Now, I don't know how to prove the convergence.
$b)$
Let $$E[(X_{n+1}-X_{n})^2|\mathcal{F}_{n}]=E[(X_{n+1}^2-2X_{n+1}X_{n}+X_{n}^2)|\mathcal{F}_{n}]$$ $$=E[X_{n+1}^2|\mathcal{F}_{n}]-2E[X_{n+1}X_{n}|\mathcal{F}_{n}]+E[X_{n}^2|\mathcal{F}_{n}$$ $$=E[X_{n+1}^2|\mathcal{F}_{n}]-2E[X_{n+1}|\mathcal{F}_{n}]E[X_{n}|\mathcal{F}_{n}]+E[X_{n}^2|\mathcal{F}_{n}$$
And because it's a martingale we can assume that $$=E[X_{n+1}^2|\mathcal{F}_{n}]-2X_{n}^2+E[X_{n}^2|\mathcal{F}_{n}]$$
then applying expectancy on both sides $$E[E[(X_{n+1}-X_{n})^2]]=E[E[X_{n+1}^2|\mathcal{F}_{n}]-2X_{n}^2+E[X_{n}^2|\mathcal{F}_{n}]$$ $$E[(X_{n+1}-X_{n})^2]=E[X_{n+1}^2]-2E[X_{n}^2]+E[X_{n}^2]$$ $$=E[X_{n+1}^2-X_{n}^2]$$ $$=E[X_{n+1}^2]-E[X_{n}^2]$$ And again applying conditional expectancy we have $$E[E[(X_{n+1}-X_{n})^2|\mathcal{F}_{n}]]=E[(E[X_{n+1}^2]-E[X_{n}^2])|\mathcal{F}_{n}]$$ $$=E[E[X_{n+1}^2|\mathcal{F}_{n}]]-E[E[X_{n}^2|\mathcal{F}_{n}]]$$
And from $a)$ we can see that $$E[X_{n+1}^2|\mathcal{F}_{n}]=(\frac{X_{n}}{2})^2(1-X_{n})+(\frac{X_{n}+1}{2})^2X_{n}$$ $$=\frac{X_{n}^2}{4}(1-X_{n})+\frac{X_{n}^2+2X_{n}+1}{4}X_{n}$$ $$=\frac{X_{n^2}-X_{n}^3+X_{n}^3+2X_{n}^2+X_{n}}{4}$$ $$=\frac{1}{4}(3X_{n}^2+X_{n})$$
then $$E[E[(X_{n+1}-X_{n})^2|\mathcal{F}_{n}]]=E[\frac{1}{4}(3X_{n}^2+X_{n})]-E[E[X_{n}^2|\mathcal{F}_{n}]]$$ $$E[(X_{n+1}-X_{n})^2=\frac{1}{4}E[(3X_{n}^2+X_{n})]-E[X_{n}^2]$$ $$=\frac{1}{4}(3E[X_{n}^2]+E[X_{n}]-4E[X_{n}^2)$$ $$=\frac{1}{4}(X_{n}-X_{n}^2)$$ $$=\frac{1}{4}(X_{n}(1-X_{n}))$$
This is as far as I could go, if anyone can tell me if I'm right with what I've done, and also could help me being more formal at the demonstrations I would appreciate it a lot.
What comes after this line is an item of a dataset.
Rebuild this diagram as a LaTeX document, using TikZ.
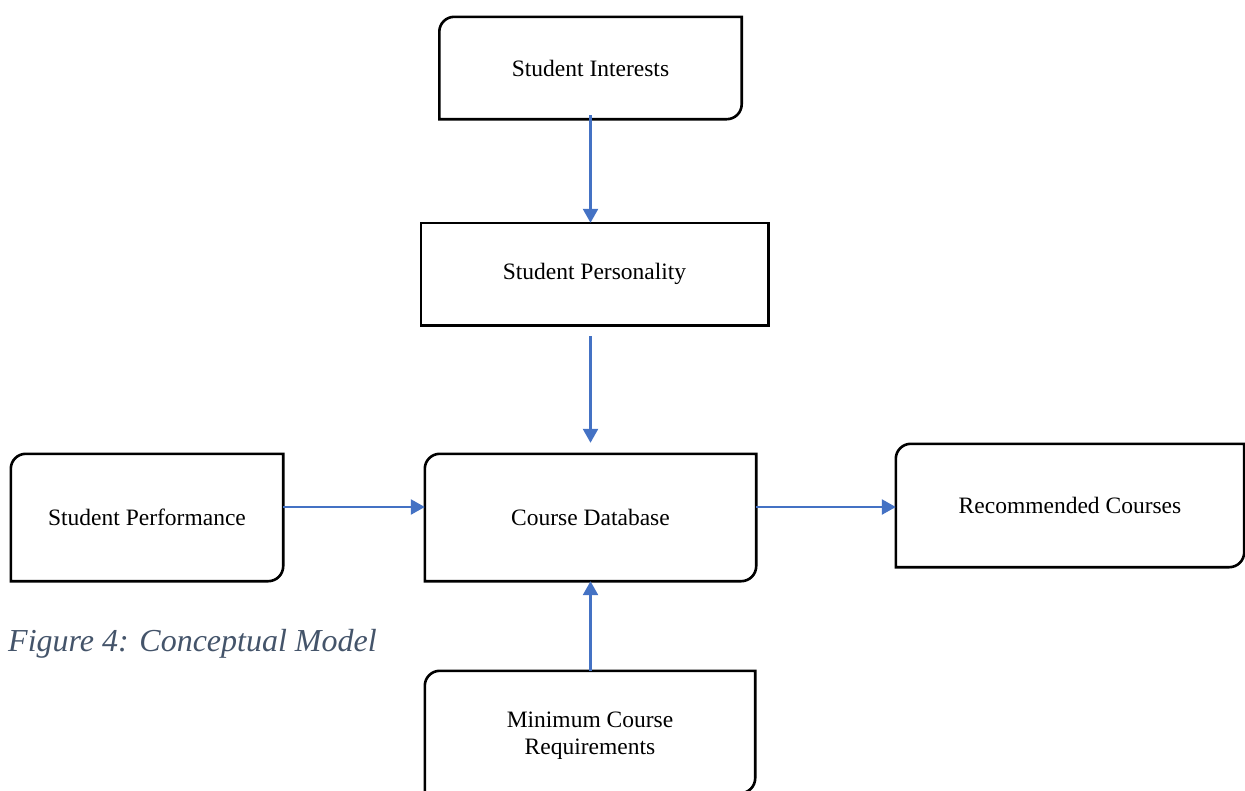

Also anyone that could help me finish the rest of the subsection step-by-step would be really appreciated too.
Hints
a) Note that $(X_n)_{n \geq 0}$ is a non-negative martingale which is bounded in $L^2$. There are martingale convergence theorems which ensure that under these assumptions there exists a random variable $Z$ such that $X_n \to Z$ almost surely and $X_n \to Z$ in $L^2$.
c) Use b) and the fact that $X_n \to Z$ in $L^2$.
d) Use c) to deduce that $Z \cdot (1-Z) =0$ almost surely. Hence, $Z \sim p \delta_0 + (1-p) \delta_1$ for some $p \in [0,1]$. In order to find $p$, note that $\mathbb{E}Z = \mathbb{E}X_0 = a$.